_JOB_
Each line below must be set down exactly; omit any image you find.

_DATA_
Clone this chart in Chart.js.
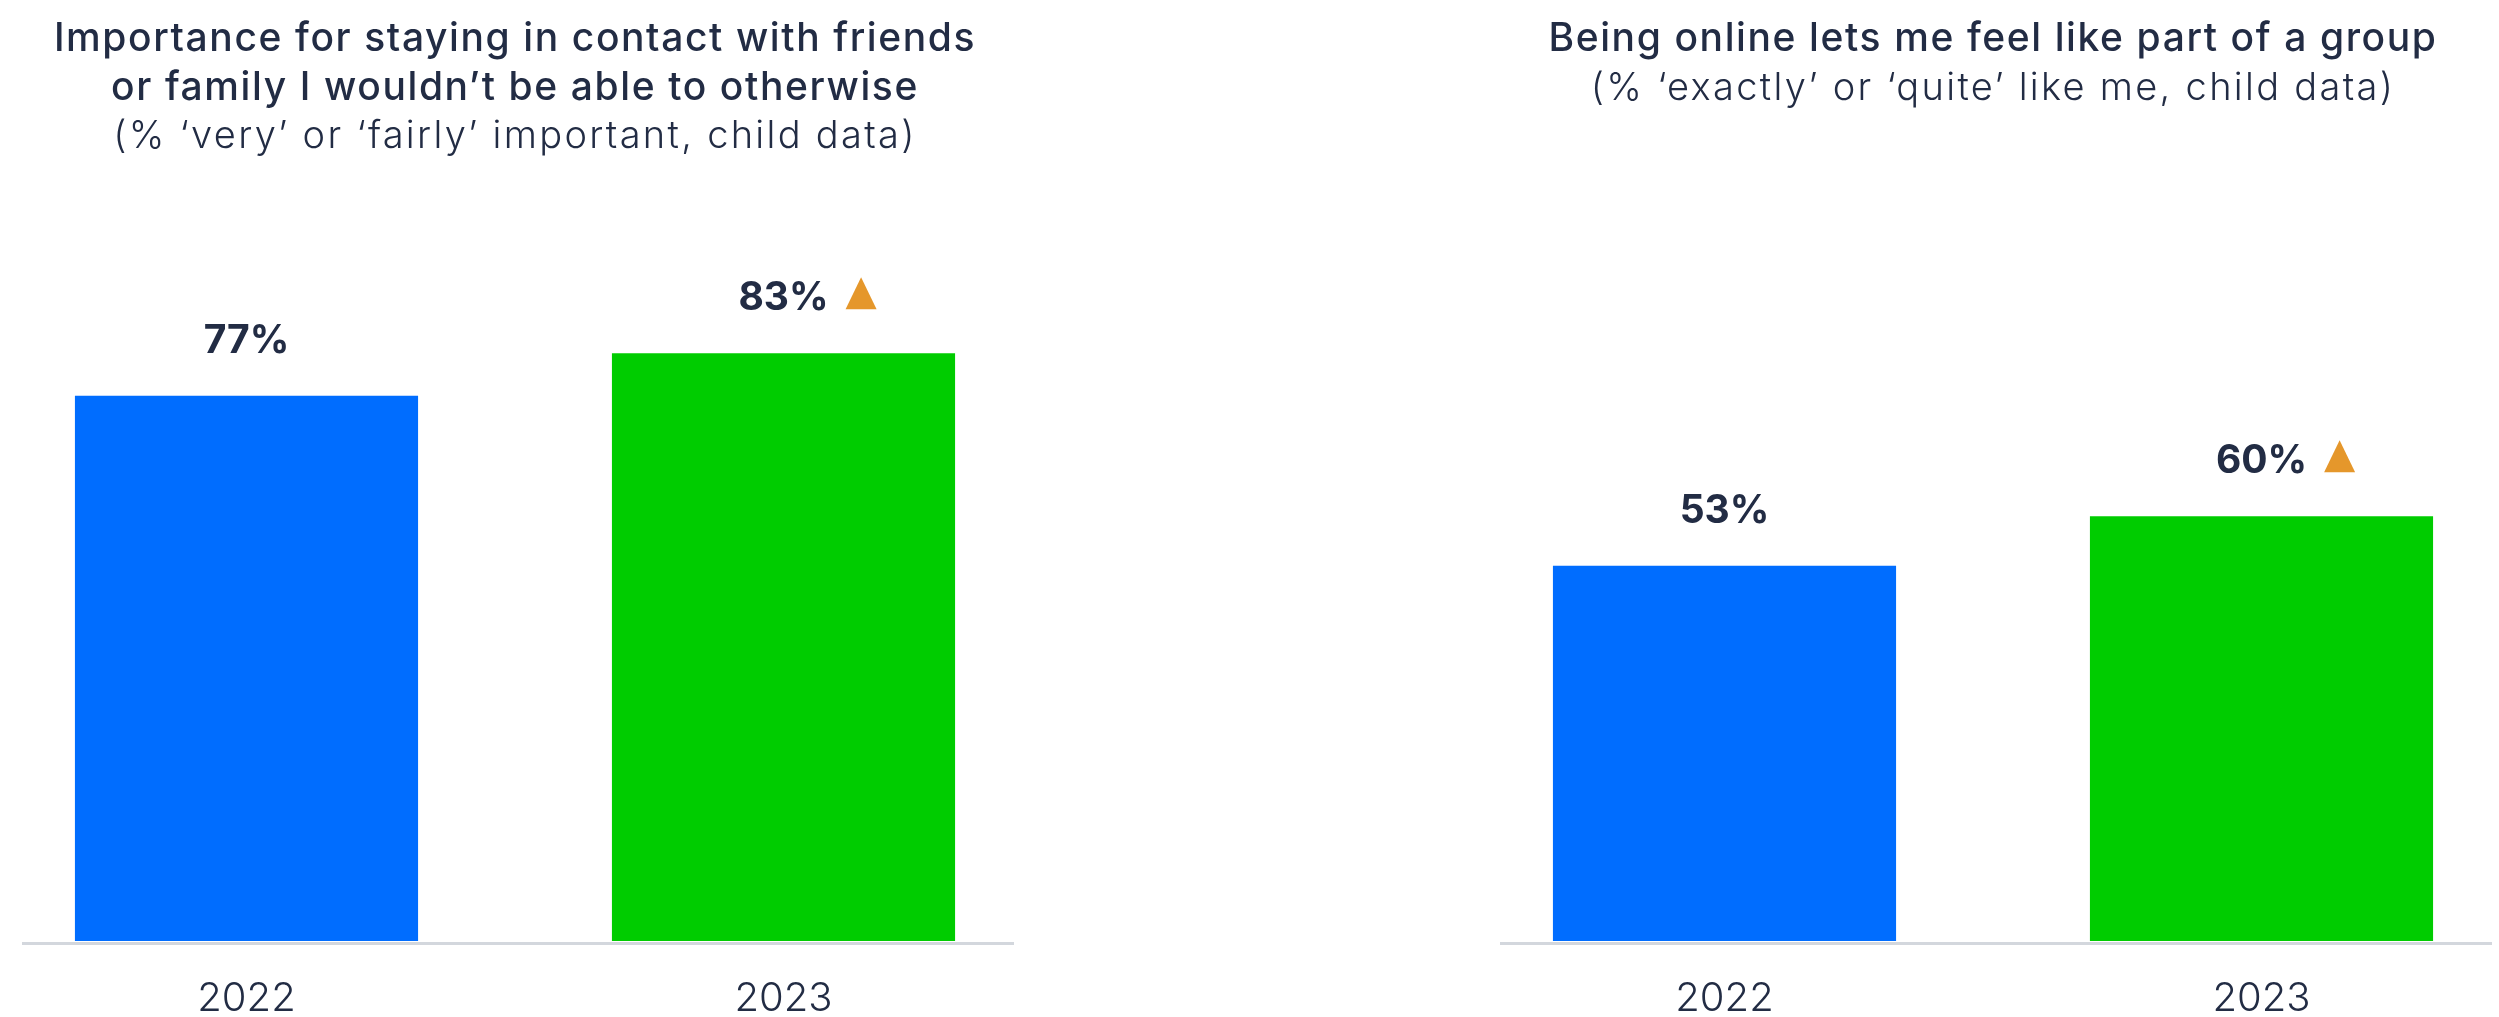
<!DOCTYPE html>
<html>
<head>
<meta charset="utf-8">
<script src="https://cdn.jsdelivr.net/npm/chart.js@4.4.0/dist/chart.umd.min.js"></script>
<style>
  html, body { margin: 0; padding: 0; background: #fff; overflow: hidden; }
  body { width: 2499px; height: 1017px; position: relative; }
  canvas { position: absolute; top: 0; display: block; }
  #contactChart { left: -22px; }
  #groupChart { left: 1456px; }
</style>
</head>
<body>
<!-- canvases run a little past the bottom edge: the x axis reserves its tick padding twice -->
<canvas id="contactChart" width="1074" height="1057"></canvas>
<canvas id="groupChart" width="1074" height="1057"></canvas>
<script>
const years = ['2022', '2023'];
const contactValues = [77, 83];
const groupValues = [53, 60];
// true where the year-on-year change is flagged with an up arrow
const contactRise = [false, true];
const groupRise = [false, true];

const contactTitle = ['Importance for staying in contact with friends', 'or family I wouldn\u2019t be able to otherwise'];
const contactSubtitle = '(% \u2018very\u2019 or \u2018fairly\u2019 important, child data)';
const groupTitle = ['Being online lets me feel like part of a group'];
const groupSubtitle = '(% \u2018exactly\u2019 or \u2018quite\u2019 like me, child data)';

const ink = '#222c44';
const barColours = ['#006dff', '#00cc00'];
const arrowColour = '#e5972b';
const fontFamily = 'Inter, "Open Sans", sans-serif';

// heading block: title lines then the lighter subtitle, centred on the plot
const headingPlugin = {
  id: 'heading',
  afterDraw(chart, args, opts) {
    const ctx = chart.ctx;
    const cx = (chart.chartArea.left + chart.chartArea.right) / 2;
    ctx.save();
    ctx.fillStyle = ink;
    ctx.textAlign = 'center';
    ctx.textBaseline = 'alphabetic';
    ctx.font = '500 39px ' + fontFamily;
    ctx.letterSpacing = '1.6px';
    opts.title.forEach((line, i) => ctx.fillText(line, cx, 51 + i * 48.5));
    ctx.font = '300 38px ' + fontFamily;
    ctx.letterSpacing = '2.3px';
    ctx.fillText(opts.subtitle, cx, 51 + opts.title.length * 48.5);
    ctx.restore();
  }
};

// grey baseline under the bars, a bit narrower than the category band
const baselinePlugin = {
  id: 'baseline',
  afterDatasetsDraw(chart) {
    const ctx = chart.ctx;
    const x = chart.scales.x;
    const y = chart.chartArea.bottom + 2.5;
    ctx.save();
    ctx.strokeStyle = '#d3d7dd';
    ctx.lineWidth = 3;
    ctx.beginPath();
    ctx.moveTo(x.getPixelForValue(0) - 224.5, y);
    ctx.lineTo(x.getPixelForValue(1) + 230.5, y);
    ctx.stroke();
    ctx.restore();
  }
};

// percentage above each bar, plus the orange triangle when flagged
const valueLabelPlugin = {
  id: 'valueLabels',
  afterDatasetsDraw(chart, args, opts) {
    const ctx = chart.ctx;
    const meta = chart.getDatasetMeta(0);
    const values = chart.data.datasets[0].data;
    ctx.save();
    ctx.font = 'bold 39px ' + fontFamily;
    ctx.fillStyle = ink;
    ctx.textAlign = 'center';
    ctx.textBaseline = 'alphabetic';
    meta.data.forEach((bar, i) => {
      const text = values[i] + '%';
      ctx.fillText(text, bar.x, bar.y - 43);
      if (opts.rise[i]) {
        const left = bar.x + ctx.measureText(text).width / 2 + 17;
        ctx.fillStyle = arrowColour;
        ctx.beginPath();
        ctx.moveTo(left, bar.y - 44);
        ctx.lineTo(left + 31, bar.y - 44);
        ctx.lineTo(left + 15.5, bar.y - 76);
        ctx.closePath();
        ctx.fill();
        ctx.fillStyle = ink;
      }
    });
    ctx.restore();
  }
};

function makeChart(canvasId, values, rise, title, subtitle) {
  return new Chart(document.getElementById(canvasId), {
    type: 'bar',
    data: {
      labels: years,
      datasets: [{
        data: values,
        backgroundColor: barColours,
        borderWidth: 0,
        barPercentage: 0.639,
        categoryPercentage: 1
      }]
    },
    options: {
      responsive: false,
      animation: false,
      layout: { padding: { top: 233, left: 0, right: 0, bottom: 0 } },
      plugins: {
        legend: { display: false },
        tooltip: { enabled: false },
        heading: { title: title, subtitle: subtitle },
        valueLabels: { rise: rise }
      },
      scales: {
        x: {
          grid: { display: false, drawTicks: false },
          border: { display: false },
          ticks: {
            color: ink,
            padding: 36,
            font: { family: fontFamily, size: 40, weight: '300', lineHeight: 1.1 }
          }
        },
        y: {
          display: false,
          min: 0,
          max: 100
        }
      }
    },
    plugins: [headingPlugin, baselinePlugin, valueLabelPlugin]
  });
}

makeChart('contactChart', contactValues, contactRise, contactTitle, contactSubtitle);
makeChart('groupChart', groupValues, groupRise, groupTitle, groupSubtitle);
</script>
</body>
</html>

_SOLUTION BELOW_
Clone this chart in Chart.js.
<!DOCTYPE html>
<html>
<head>
<meta charset="utf-8">
<script src="https://cdn.jsdelivr.net/npm/chart.js@4.4.0/dist/chart.umd.min.js"></script>
<style>
  html, body { margin: 0; padding: 0; background: #fff; overflow: hidden; }
  body { width: 2499px; height: 1017px; position: relative; }
  canvas { position: absolute; top: 0; display: block; }
  #contactChart { left: -22px; }
  #groupChart { left: 1456px; }
</style>
</head>
<body>
<!-- canvases run a little past the bottom edge: the x axis reserves its tick padding twice -->
<canvas id="contactChart" width="1074" height="1057"></canvas>
<canvas id="groupChart" width="1074" height="1057"></canvas>
<script>
const years = ['2022', '2023'];
const contactValues = [77, 83];
const groupValues = [53, 60];
// true where the year-on-year change is flagged with an up arrow
const contactRise = [false, true];
const groupRise = [false, true];

const contactTitle = ['Importance for staying in contact with friends', 'or family I wouldn\u2019t be able to otherwise'];
const contactSubtitle = '(% \u2018very\u2019 or \u2018fairly\u2019 important, child data)';
const groupTitle = ['Being online lets me feel like part of a group'];
const groupSubtitle = '(% \u2018exactly\u2019 or \u2018quite\u2019 like me, child data)';

const ink = '#222c44';
const barColours = ['#006dff', '#00cc00'];
const arrowColour = '#e5972b';
const fontFamily = 'Inter, "Open Sans", sans-serif';

// heading block: title lines then the lighter subtitle, centred on the plot
const headingPlugin = {
  id: 'heading',
  afterDraw(chart, args, opts) {
    const ctx = chart.ctx;
    const cx = (chart.chartArea.left + chart.chartArea.right) / 2;
    ctx.save();
    ctx.fillStyle = ink;
    ctx.textAlign = 'center';
    ctx.textBaseline = 'alphabetic';
    ctx.font = '500 39px ' + fontFamily;
    ctx.letterSpacing = '1.6px';
    opts.title.forEach((line, i) => ctx.fillText(line, cx, 51 + i * 48.5));
    ctx.font = '300 38px ' + fontFamily;
    ctx.letterSpacing = '2.3px';
    ctx.fillText(opts.subtitle, cx, 51 + opts.title.length * 48.5);
    ctx.restore();
  }
};

// grey baseline under the bars, a bit narrower than the category band
const baselinePlugin = {
  id: 'baseline',
  afterDatasetsDraw(chart) {
    const ctx = chart.ctx;
    const x = chart.scales.x;
    const y = chart.chartArea.bottom + 2.5;
    ctx.save();
    ctx.strokeStyle = '#d3d7dd';
    ctx.lineWidth = 3;
    ctx.beginPath();
    ctx.moveTo(x.getPixelForValue(0) - 224.5, y);
    ctx.lineTo(x.getPixelForValue(1) + 230.5, y);
    ctx.stroke();
    ctx.restore();
  }
};

// percentage above each bar, plus the orange triangle when flagged
const valueLabelPlugin = {
  id: 'valueLabels',
  afterDatasetsDraw(chart, args, opts) {
    const ctx = chart.ctx;
    const meta = chart.getDatasetMeta(0);
    const values = chart.data.datasets[0].data;
    ctx.save();
    ctx.font = 'bold 39px ' + fontFamily;
    ctx.fillStyle = ink;
    ctx.textAlign = 'center';
    ctx.textBaseline = 'alphabetic';
    meta.data.forEach((bar, i) => {
      const text = values[i] + '%';
      ctx.fillText(text, bar.x, bar.y - 43);
      if (opts.rise[i]) {
        const left = bar.x + ctx.measureText(text).width / 2 + 17;
        ctx.fillStyle = arrowColour;
        ctx.beginPath();
        ctx.moveTo(left, bar.y - 44);
        ctx.lineTo(left + 31, bar.y - 44);
        ctx.lineTo(left + 15.5, bar.y - 76);
        ctx.closePath();
        ctx.fill();
        ctx.fillStyle = ink;
      }
    });
    ctx.restore();
  }
};

function makeChart(canvasId, values, rise, title, subtitle) {
  return new Chart(document.getElementById(canvasId), {
    type: 'bar',
    data: {
      labels: years,
      datasets: [{
        data: values,
        backgroundColor: barColours,
        borderWidth: 0,
        barPercentage: 0.639,
        categoryPercentage: 1
      }]
    },
    options: {
      responsive: false,
      animation: false,
      layout: { padding: { top: 233, left: 0, right: 0, bottom: 0 } },
      plugins: {
        legend: { display: false },
        tooltip: { enabled: false },
        heading: { title: title, subtitle: subtitle },
        valueLabels: { rise: rise }
      },
      scales: {
        x: {
          grid: { display: false, drawTicks: false },
          border: { display: false },
          ticks: {
            color: ink,
            padding: 36,
            font: { family: fontFamily, size: 40, weight: '300', lineHeight: 1.1 }
          }
        },
        y: {
          display: false,
          min: 0,
          max: 100
        }
      }
    },
    plugins: [headingPlugin, baselinePlugin, valueLabelPlugin]
  });
}

makeChart('contactChart', contactValues, contactRise, contactTitle, contactSubtitle);
makeChart('groupChart', groupValues, groupRise, groupTitle, groupSubtitle);
</script>
</body>
</html>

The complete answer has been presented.